Sometimes judges mercifully take the edge off their legalese-heavy opinions by employing literary devices.
A federal judge in Washington grabbed headlines last month with his penchant for rhyme. In an opinion in May, Court of Appeals Judge Glenn T. Harrell opened with an allusion to Julius Caesar’s account of his formative military campaign through Central Europe. And retired Court of Special Appeals Judge Charles E. Moylan Jr. rarely pens an opinion without some dramatic turns of phrase or esoteric references.
Apparently keen to flex his facility with literary devices, U.S. District Judge Roger W. Titus took advantage of the transportation subject matter in the case of Beckham v. National Railroad Passenger Corp., et al. to explain his ruling in an opinion last week.
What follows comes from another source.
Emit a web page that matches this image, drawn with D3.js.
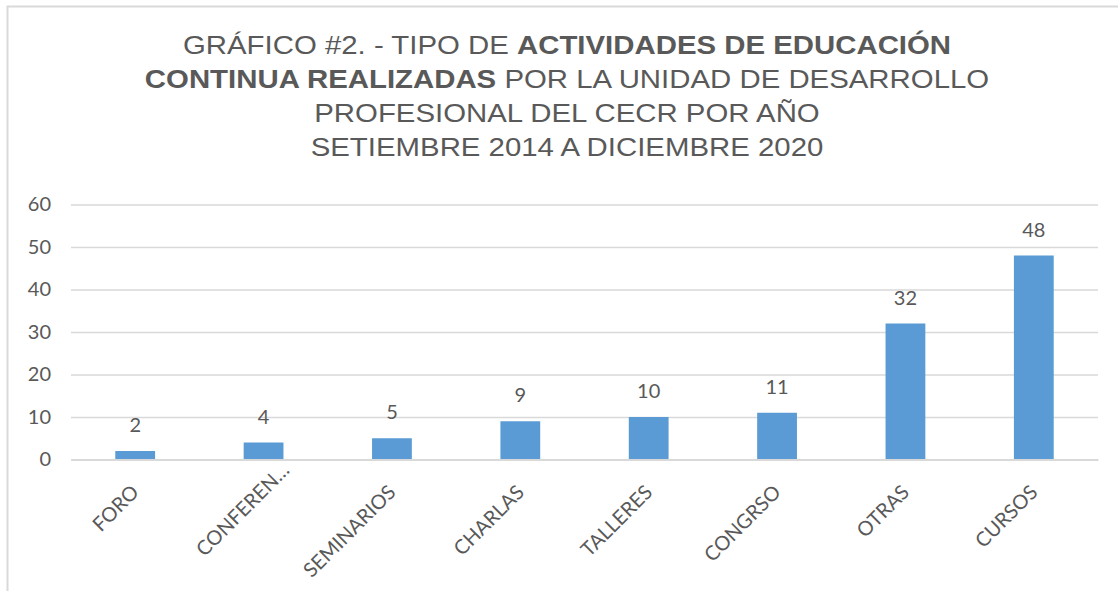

The case involves a commuter’s racial discrimination claims against Amtrak and the Maryland Transit Administration for a series of hostile interactions with a conductor on the MARC Penn line two years ago.
“Much like that train, this case has traveled from the District of Columbia to Maryland following the granting of MTA’s motion to transfer the case to this Court,” Titus begins rather innocently.
“When this case pulled into Greenbelt from the District of Columbia, MTA immediately sought to disembark from the case based in part on its purported Eleventh Amendment immunity …,” Titus continues. “Plaintiff, however, contends that MTA should have raised its immunity argument before buying its ticket and catching the train to this Court.”
Titus dismissed all claims against the MTA except one, concluding, “[n]evertheless, MTA cannot exit the train just yet, as the Court declines to award it summary judgment as to Plaintiff’s Count V claims.”
Are you “all aboard” with injecting a bit of levity into the disposition of motions or did Titus’ train run away?